Certain diets that are touted as being healthy may actually lead to nutrient-deficiency because they require the elimination of whole categories of food. In a study on diet and health outcomes, researchers found that it is actually inadequate consumption of nutritious foods that is linked to more disease and death than overconsumption of any “bad” foods such as red meat, processed food, fat and sugar.
FOOD FOR THOUGHT:
When starting a new diet be mindful about how your body responds and adjust accordingly. Trust your experience of your body.
A no-brainer. But this also applies to those of us who think we’re eating enough, who regularly control our portions or the timing of our meals and the number of daily meals.
A lot of factors affect hunger - hormones, sleep, stress, varying levels of activity. As long as we're alive, we will always experience these variable states. Adhering to an eating regimen that doesn't take into account our biological and psychological fluctuations sets us up for failure. The sad part of this is that we blame ourselves when we stray from the food rules.
FOOD FOR THOUGHT:
Our efforts to control our eating actually creates an over-fixation on the food. Direct your attention instead to the signals from your body.

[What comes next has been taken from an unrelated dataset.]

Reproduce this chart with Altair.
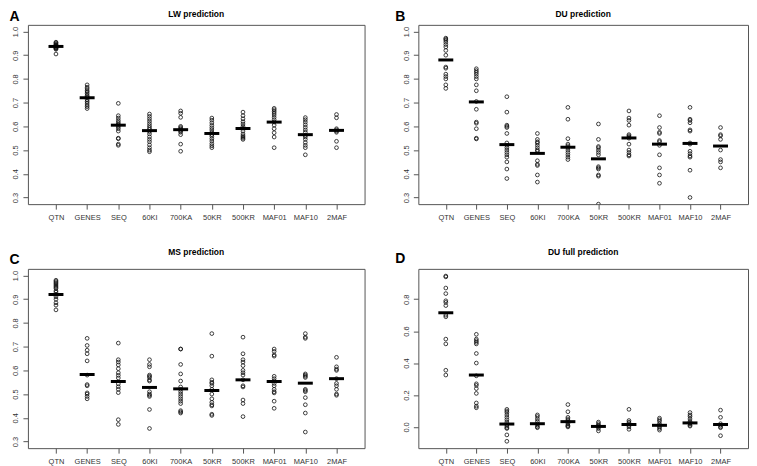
import altair as alt
import pandas as pd

CATEGORIES = ["QTN", "GENES", "SEQ", "60KI", "700KA", "50KR", "500KR", "MAF01", "MAF10", "2MAF"]

LW_POINTS = [
    [0.955, 0.952, 0.948, 0.945, 0.942, 0.94, 0.938, 0.935, 0.932, 0.93, 0.928, 0.925, 0.905],
    [0.775, 0.765, 0.758, 0.75, 0.745, 0.738, 0.73, 0.725, 0.72, 0.712, 0.705, 0.698, 0.69, 0.683, 0.675],
    [0.697, 0.645, 0.635, 0.625, 0.617, 0.61, 0.605, 0.598, 0.59, 0.58, 0.55, 0.548, 0.525, 0.52],
    [0.652, 0.642, 0.632, 0.622, 0.612, 0.603, 0.595, 0.588, 0.578, 0.568, 0.556, 0.545, 0.535, 0.522, 0.51, 0.5, 0.493],
    [0.665, 0.655, 0.638, 0.6, 0.595, 0.59, 0.585, 0.58, 0.575, 0.565, 0.525, 0.495],
    [0.635, 0.626, 0.615, 0.604, 0.594, 0.585, 0.575, 0.565, 0.558, 0.548, 0.538, 0.527, 0.518, 0.51],
    [0.66, 0.645, 0.632, 0.62, 0.61, 0.6, 0.592, 0.58, 0.568, 0.56, 0.555, 0.55, 0.545],
    [0.676, 0.67, 0.663, 0.656, 0.648, 0.638, 0.628, 0.618, 0.605, 0.59, 0.573, 0.555, 0.51],
    [0.637, 0.628, 0.618, 0.607, 0.596, 0.585, 0.575, 0.562, 0.555, 0.545, 0.532, 0.52, 0.51, 0.48],
    [0.65, 0.636, 0.59, 0.585, 0.58, 0.575, 0.537, 0.51],
]
LW_MEANS = [0.937, 0.721, 0.605, 0.582, 0.586, 0.570, 0.591, 0.618, 0.565, 0.583]

DU_POINTS = [
    [0.972, 0.968, 0.963, 0.955, 0.945, 0.935, 0.92, 0.9, 0.85, 0.845, 0.82, 0.81, 0.8, 0.775, 0.76],
    [0.843, 0.835, 0.828, 0.82, 0.81, 0.8, 0.775, 0.75, 0.705, 0.672, 0.618, 0.613, 0.59, 0.55, 0.547],
    [0.725, 0.66, 0.605, 0.6, 0.595, 0.57, 0.53, 0.52, 0.51, 0.5, 0.49, 0.48, 0.47, 0.45, 0.42, 0.38],
    [0.57, 0.545, 0.535, 0.53, 0.52, 0.51, 0.5, 0.495, 0.455, 0.44, 0.435, 0.395, 0.365],
    [0.68, 0.63, 0.548, 0.525, 0.518, 0.51, 0.5, 0.49, 0.48, 0.47, 0.46],
    [0.61, 0.545, 0.515, 0.51, 0.5, 0.49, 0.48, 0.43, 0.425, 0.42, 0.395, 0.39, 0.272],
    [0.665, 0.635, 0.625, 0.605, 0.565, 0.56, 0.555, 0.55, 0.525, 0.5, 0.49, 0.48, 0.475],
    [0.645, 0.595, 0.575, 0.57, 0.54, 0.535, 0.52, 0.48, 0.425, 0.395, 0.36],
    [0.68, 0.63, 0.625, 0.615, 0.585, 0.58, 0.53, 0.525, 0.495, 0.485, 0.475, 0.47, 0.415, 0.3],
    [0.595, 0.565, 0.56, 0.545, 0.5, 0.46, 0.45, 0.425],
]
DU_MEANS = [0.88, 0.703, 0.523, 0.486, 0.512, 0.463, 0.551, 0.525, 0.528, 0.517]

MS_POINTS = [
    [0.98, 0.975, 0.97, 0.965, 0.96, 0.955, 0.95, 0.945, 0.935, 0.93, 0.92, 0.91, 0.9, 0.885, 0.875, 0.855],
    [0.735, 0.705, 0.685, 0.67, 0.64, 0.58, 0.54, 0.535, 0.505, 0.5, 0.49, 0.48],
    [0.715, 0.645, 0.635, 0.623, 0.607, 0.59, 0.579, 0.568, 0.543, 0.531, 0.52, 0.506, 0.392, 0.372],
    [0.645, 0.625, 0.615, 0.58, 0.575, 0.57, 0.56, 0.555, 0.51, 0.5, 0.495, 0.49, 0.435, 0.355],
    [0.69, 0.69, 0.625, 0.585, 0.555, 0.53, 0.52, 0.51, 0.5, 0.49, 0.48, 0.47, 0.46, 0.43, 0.425, 0.42],
    [0.755, 0.66, 0.56, 0.55, 0.545, 0.535, 0.52, 0.5, 0.48, 0.465, 0.455, 0.45, 0.415, 0.41],
    [0.74, 0.67, 0.645, 0.635, 0.62, 0.6, 0.59, 0.58, 0.56, 0.535, 0.53, 0.475, 0.46, 0.405],
    [0.69, 0.68, 0.665, 0.66, 0.575, 0.565, 0.555, 0.545, 0.535, 0.52, 0.51, 0.505, 0.47, 0.44],
    [0.755, 0.74, 0.735, 0.585, 0.58, 0.575, 0.57, 0.52, 0.515, 0.51, 0.485, 0.455, 0.42, 0.34],
    [0.655, 0.615, 0.605, 0.6, 0.565, 0.545, 0.535, 0.52, 0.5, 0.495],
]
MS_MEANS = [0.92, 0.583, 0.553, 0.528, 0.522, 0.515, 0.56, 0.553, 0.546, 0.565]

DUF_POINTS = [
    [0.945, 0.94, 0.87, 0.835, 0.79, 0.78, 0.76, 0.7, 0.69, 0.55, 0.52, 0.355, 0.325],
    [0.58, 0.55, 0.54, 0.53, 0.52, 0.46, 0.4, 0.32, 0.27, 0.26, 0.24, 0.21, 0.15, 0.13, 0.12],
    [0.11, 0.1, 0.09, 0.075, 0.06, 0.045, 0.03, 0.015, 0.005, -0.005, -0.01, -0.05, -0.09],
    [0.075, 0.065, 0.05, 0.035, 0.02, 0.01, 0.0, -0.005],
    [0.14, 0.095, 0.06, 0.05, 0.04, 0.03, 0.02, 0.01, 0.005, 0.0],
    [0.03, 0.02, 0.01, 0.005, 0.0, -0.01, -0.025],
    [0.11, 0.04, 0.03, 0.02, 0.01, 0.0, -0.015],
    [0.055, 0.045, 0.035, 0.02, 0.01, 0.0, -0.01, -0.02],
    [0.09, 0.075, 0.065, 0.05, 0.035, 0.025, 0.02, 0.01, 0.005],
    [0.105, 0.06, 0.02, 0.01, 0.0, -0.005, -0.055],
]
DUF_MEANS = [0.715, 0.325, 0.018, 0.02, 0.033, 0.003, 0.015, 0.01, 0.025, 0.015]

TICKS_R = [0.3, 0.4, 0.5, 0.6, 0.7, 0.8, 0.9, 1.0]
TICKS_D = [0.0, 0.2, 0.4, 0.6, 0.8]
DOMAIN_R = [0.272, 1.028]
DOMAIN_D = [-0.133, 0.99]

FONT = "Liberation Sans"


def panel(title, letter, points, means, domain, ticks, width, height,
          letter_x, letter_y, title_y):
    pts = pd.DataFrame({
        "group": [c for c, vs in zip(CATEGORIES, points) for _ in vs],
        "value": [v for vs in points for v in vs],
    })
    mns = pd.DataFrame({"group": CATEGORIES, "value": means})
    xenc = alt.X("group:N", sort=CATEGORIES,
                 scale=alt.Scale(type="point", padding=0.9),
                 axis=alt.Axis(title=None, labelAngle=0, tickSize=5, labelPadding=4,
                               labelFontSize=7.5))
    yenc = alt.Y("value:Q", scale=alt.Scale(domain=domain, nice=False, zero=False),
                 axis=alt.Axis(title=None, values=ticks, format=".1f", labelAngle=270,
                               labelAlign="center", labelBaseline="bottom",
                               tickSize=5, labelPadding=3, labelFontSize=7.5))
    p = alt.Chart(pts).mark_point(shape="circle", filled=False, size=14,
                                  strokeWidth=0.8, color="#111", opacity=1,
                                  clip=True).encode(x=xenc, y=yenc)
    m = alt.Chart(mns).mark_tick(thickness=3, size=15, color="black",
                                 opacity=1).encode(x=xenc, y=yenc)
    lab = alt.Chart(pd.DataFrame({"t": [letter]})).mark_text(
        font=FONT, fontSize=14, fontWeight="bold", align="left",
        baseline="top", color="black"
    ).encode(text="t:N", x=alt.value(letter_x), y=alt.value(letter_y))
    ttl = alt.Chart(pd.DataFrame({"t": [title]})).mark_text(
        font=FONT, fontSize=8.5, fontWeight="bold", align="center",
        baseline="top", color="black"
    ).encode(text="t:N", x=alt.value(width / 2), y=alt.value(title_y))
    return alt.layer(p, m, lab, ttl).properties(width=width, height=height)


W1, W2, H = 338, 331, 180

pa = panel("LW prediction", "A", LW_POINTS, LW_MEANS, DOMAIN_R, TICKS_R, W1, H, -18.6, -15, -15)
pb = panel("DU prediction", "B", DU_POINTS, DU_MEANS, DOMAIN_R, TICKS_R, W2, H, -23.3, -15, -15)
pc = panel("MS prediction", "C", MS_POINTS, MS_MEANS, DOMAIN_R, TICKS_R, W1, H, -18.6, -15.5, -21)
pd_ = panel("DU full prediction", "D", DUF_POINTS, DUF_MEANS, DOMAIN_D, TICKS_D, W2, H, -23.3, -16.5, -21)

chart = alt.concat(
    pa, pb, pc, pd_, columns=2, spacing={"row": 65, "column": 54}, bounds="flush"
).properties(padding=0).configure_view(
    stroke="#555", strokeWidth=1
).configure_axis(
    labelFont=FONT, labelColor="#333", tickColor="#555", domain=False, grid=False
)

chart.save("out.html", embed_options={"renderer": "svg", "actions": False})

We live in a thin-obsessed society so the pressure to look a certain way is quite tremendous.
We restrict our calories to control our weight. We use exercise and other measures to maintain a certain number on a scale. But in doing so, we could actually be imposing a weight on our bodies that is incongruent with one that makes our bodies feel safe.
Our notion of an externalized ideal weight represents the prevailing idea of weight as an indicator of health. But we know that two people who fall in the same age, gender, weight and height category may still look very different from each other.
Trying to fit into a weight range that doesn’t take into consideration our unique physical traits and genetic constitution can make our bodies feel unsafe.
As a result, we might be getting food cravings or constant thoughts of food, not because we are weak-willed, but because our bodies don’t feel they can perform optimally at the current weight.
In a study on the Body Mass Index and mortality rate, it was found that a heavier weight allows the body to survive overwhelming bacterial infections, even at an advanced age. Our ability to store fat has helped humankind survive adversity and starvation. Women are also genetically designed to store more body fat than men for obvious (and wonderful) reasons. When we think of weight and body fat in this way, should a few extra pounds at the end of the day truly be cause for alarm?
FOOD FOR THOUGHT
It’s time we redefined our ideal weight to include what feels right to us as authentic individuals.
Specific Food restriction
So much of the information about health and nutrition we receive from society is steeped in diet culture and promotes food as either good or bad. This leads to stringent food rules and restrictive eating behaviour that are not sustainable. The stricter we are with our diets, the more we desire the forbidden food. And the longer we hold out, the stronger and more frequent our cravings become.
FOOD FOR THOUGHT
When it comes to eating responsibly, we tend to adopt an all-or-nothing mentality which can actually undermine our health goals in the long run. Strive for balance. Food is not the enemy.
Knowing yourself is the beginning of all wisdom.--- Aristotle
Our core beliefs about health and nutrition could be the culprits behind our eating woes. To some extent, our aversion to hunger cravings is a conditioned response to the deeply entrenched prevailing myths about health and beauty that impact all of us. It also does little to build self-awareness - of our thoughts, emotions and body - that is needed to work towards achieving authentic wellbeing.
And isn’t that what we all really crave?